Mars and the Pleiades star cluster continue to make a pretty sight together this week. To their left is the larger, closer star cluster in the shape of the letter V called the Hyades (HI-uh-deez). This photo was taken on March 2 with a 35mm lens at f/2.8, ISO 4000 and an 8-second exposure. (Bob King)
Mars and the Pleiades star cluster continue to make a pretty sight together this week. To their left is the larger, closer star cluster in the shape of the letter V called the Hyades (HI-uh-deez). This photo was taken on March 2 with a 35mm lens at f/2.8, ISO 4000 and an 8-second exposure. (Bob King)

Meanwhile, Mars continues to catch the eye as it glides beneath the Pleiades star cluster. It's now headed toward the Winter Hexagon, a huge asterism comprised of six of the brightest stars in the winter sky. It crosses into the figure on March 25 and remains there through May as it continues to fade with increasing distance from the Earth. Mars won't be close and brilliant again until the fall of 2022.

Speaking of close, the asteroid 99942 Apophis will be making a relatively close approach to the Earth on Saturday, March 6. You may have heard of Apophis before in the context of "killer asteroids". This approximately 1/4-mile-wide (370 meters) object has a 1 in 380,000 chance of smashing into the Earth during its April 12, 2068 closer flyby. While small, that's significant.

But as often happens with potentially hazardous asteroids (PHAs), further observations refine the object's orbit and more often than not reduce the probability of a potential impact to near zero. Back in December 2004, astronomers were initially concerned when early observations showed that Apophis had a 2.7 percent chance of hitting the Earth or Moon during its April 13, 2029 flyby. Additional observations eliminated that probability.

Astronomers will be monitoring Apophis closely during its pass of Earth this weekend. No worries — the asteroid won't get any closer than 10.4 million miles (16.8 million km) this time around.

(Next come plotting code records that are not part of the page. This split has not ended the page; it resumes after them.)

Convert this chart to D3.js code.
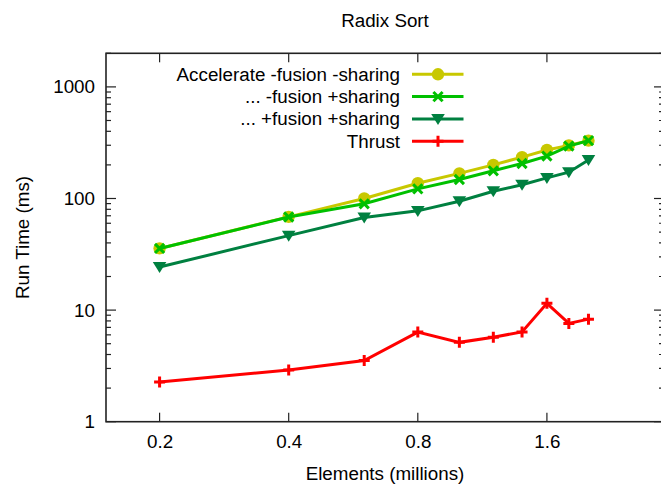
<!DOCTYPE html>
<html><head><meta charset="utf-8">
<script src="https://cdn.jsdelivr.net/npm/d3@7"></script>
<style>
html,body{margin:0;padding:0;background:#fff;}
svg{display:block;font-family:"Liberation Sans",Arial,Helvetica,sans-serif;}
</style></head>
<body>
<svg id="chart" width="661" height="487"></svg>
<script>
const elements = [0.2, 0.4, 0.6, 0.8, 1.0, 1.2, 1.4, 1.6, 1.8, 2.0];
const accNoFusionNoSharing = [35.7, 68.5, 100, 137, 168, 200, 235, 272, 299, 330];
const noFusionSharing = [35.7, 68.3, 89.6, 122, 148, 177, 206, 240, 295, 330];
const fusionSharing = [24.3, 46.5, 67.5, 77.5, 94.6, 116, 133, 153, 172, 221];
const thrust = [2.27, 2.91, 3.53, 6.35, 5.14, 5.72, 6.38, 11.5, 7.6, 8.3];
const seriesNames = ["Accelerate -fusion -sharing", "... -fusion +sharing", "... +fusion +sharing", "Thrust"];
const xTicks = [0.2, 0.4, 0.8, 1.6];
const yTicks = [1, 10, 100, 1000];
const title = "Radix Sort";
const xLabel = "Elements (millions)";
const yLabel = "Run Time (ms)";

const series = [
  {name: seriesNames[0], values: accNoFusionNoSharing, color: "#c8c800", marker: "circle"},
  {name: seriesNames[1], values: noFusionSharing, color: "#00c000", marker: "cross"},
  {name: seriesNames[2], values: fusionSharing, color: "#008040", marker: "tri"},
  {name: seriesNames[3], values: thrust, color: "#ff0000", marker: "plus"}
];

const L = 106, R = 664, T = 53.3, B = 421.7;
const FS = 18.8;
const svg = d3.select("#chart");
const x = d3.scaleLog().domain([0.15, 3.0]).range([L, R]);
const y = d3.scaleLog().domain([1, 2000]).range([B, T]);

// title
svg.append("text").attr("x", (L + R) / 2).attr("y", 26.5).attr("text-anchor", "middle")
  .attr("font-size", FS).attr("fill", "#000").text(title);

// minor y ticks values
const yMinor = [];
for (let d = 1; d <= 1000; d *= 10) for (let k = 2; k <= 9; k++) { const v = d * k; if (v <= 2000) yMinor.push(v); }

const axisColor = "#222";
const g = svg.append("g");

// y axis left
const yAxisL = d3.axisLeft(y).tickValues(yTicks).tickSize(0).tickPadding(11).tickFormat(d3.format("d"));
const gy = g.append("g").attr("transform", `translate(${L},0)`).call(yAxisL);
gy.select(".domain").remove();
gy.selectAll("text").attr("font-size", FS).attr("fill", "#000").attr("font-family", "Liberation Sans, Arial, sans-serif");

// x axis bottom labels
const xAxisB = d3.axisBottom(x).tickValues(xTicks).tickSize(0).tickPadding(13).tickFormat(d3.format(".1f"));
const gx = g.append("g").attr("transform", `translate(0,${B})`).call(xAxisB);
gx.select(".domain").remove();
gx.selectAll("text").attr("font-size", FS).attr("fill", "#000").attr("font-family", "Liberation Sans, Arial, sans-serif");

// tick marks (inward, mirrored)
const tk = g.append("g").attr("stroke", axisColor).attr("stroke-width", 1.2);
yTicks.forEach(v => {
  tk.append("line").attr("x1", L).attr("x2", L + 10).attr("y1", y(v)).attr("y2", y(v));
  tk.append("line").attr("x1", R).attr("x2", R - 10).attr("y1", y(v)).attr("y2", y(v));
});
yMinor.forEach(v => {
  tk.append("line").attr("x1", L).attr("x2", L + 5).attr("y1", y(v)).attr("y2", y(v));
  tk.append("line").attr("x1", R).attr("x2", R - 5).attr("y1", y(v)).attr("y2", y(v));
});
xTicks.forEach(v => {
  tk.append("line").attr("x1", x(v)).attr("x2", x(v)).attr("y1", B).attr("y2", B - 9);
  tk.append("line").attr("x1", x(v)).attr("x2", x(v)).attr("y1", T).attr("y2", T + 9);
});

// frame
g.append("rect").attr("x", L).attr("y", T).attr("width", R - L).attr("height", B - T)
  .attr("fill", "none").attr("stroke", axisColor).attr("stroke-width", 1.6);

// axis labels
svg.append("text").attr("x", (L + R) / 2).attr("y", 480).attr("text-anchor", "middle")
  .attr("font-size", FS).attr("fill", "#000").text(xLabel);
svg.append("text").attr("transform", `translate(29,${(T + B) / 2}) rotate(-90)`).attr("text-anchor", "middle")
  .attr("font-size", FS).attr("fill", "#000").text(yLabel);

function drawMarker(sel, type, cx, cy, color) {
  if (type === "circle") {
    sel.append("circle").attr("cx", cx).attr("cy", cy).attr("r", 6.2).attr("fill", color);
  } else if (type === "cross") {
    const s = 4.6;
    sel.append("path").attr("d", `M${cx - s},${cy - s}L${cx + s},${cy + s}M${cx - s},${cy + s}L${cx + s},${cy - s}`)
      .attr("stroke", color).attr("stroke-width", 3).attr("fill", "none");
  } else if (type === "tri") {
    const w = 6.8, h = 11;
    sel.append("path").attr("d", `M${cx - w},${cy - h * 0.45}L${cx + w},${cy - h * 0.45}L${cx},${cy + h * 0.55}Z`)
      .attr("fill", color);
  } else if (type === "plus") {
    const s = 5.5;
    sel.append("path").attr("d", `M${cx - s},${cy}L${cx + s},${cy}M${cx},${cy - s}L${cx},${cy + s}`)
      .attr("stroke", color).attr("stroke-width", 3).attr("fill", "none");
  }
}

const line = d3.line().x(d => x(d[0])).y(d => y(d[1]));
const plot = svg.append("g");
series.forEach(s => {
  const pts = elements.map((e, i) => [e, s.values[i]]);
  plot.append("path").datum(pts).attr("d", line).attr("fill", "none")
    .attr("stroke", s.color).attr("stroke-width", 3).attr("stroke-linejoin", "miter");
  pts.forEach(p => drawMarker(plot, s.marker, x(p[0]), y(p[1]), s.color));
});

// legend
const lg = svg.append("g");
const rowY = [74.3, 96.6, 118.9, 141.2];
series.forEach((s, i) => {
  const yy = rowY[i];
  lg.append("text").attr("x", 400).attr("y", yy).attr("dy", "0.35em").attr("text-anchor", "end")
    .attr("font-size", FS).attr("fill", "#000").text(s.name);
  lg.append("line").attr("x1", 412).attr("x2", 463.5).attr("y1", yy).attr("y2", yy)
    .attr("stroke", s.color).attr("stroke-width", 3);
  drawMarker(lg, s.marker, 438, yy, s.color);
});
</script>
</body></html>
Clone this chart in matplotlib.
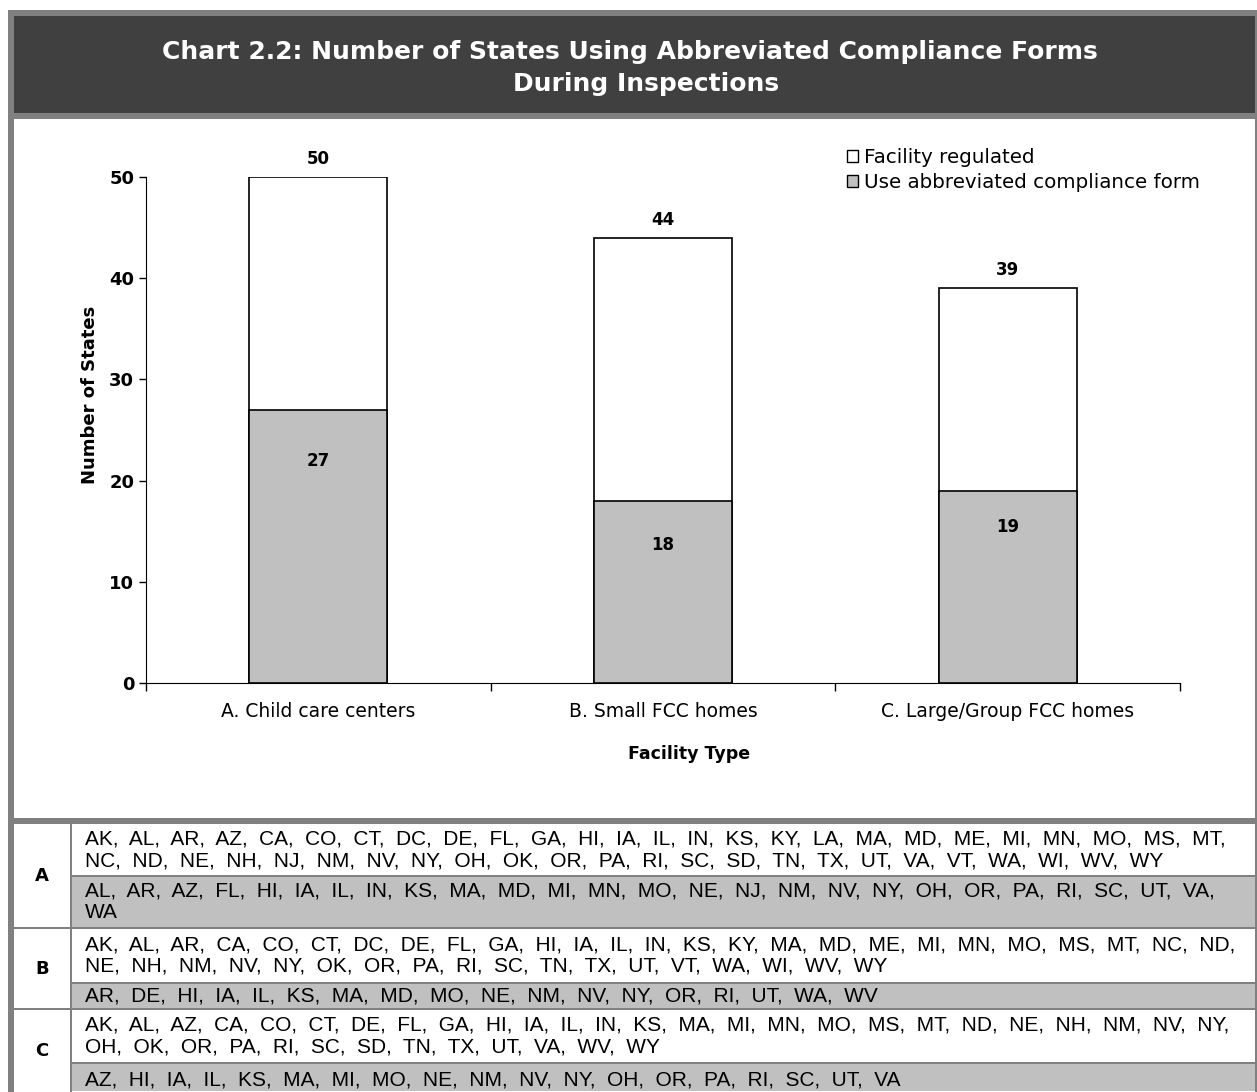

At the time this photo was taken on March 2, 2021, Apophis (arrowed) was 10.6 million miles (17 million km) from Earth. The telescope tracked the motion of the asteroid, which makes the stars show as trails. (Gianluca Masi)
At the time this photo was taken on March 2, 2021, Apophis (arrowed) was 10.6 million miles (17 million km) from Earth. The telescope tracked the motion of the asteroid, which makes the stars show as trails. (Gianluca Masi)

A dim object in even a large telescope, you'll still have the opportunity to see it. Italian astrophysicist Gianluca Masi will livestream the flyby starting at 6 p.m. March 5 on his Virtual Telescope website.

Things flying around up there sure have a way of keeping things interesting down here.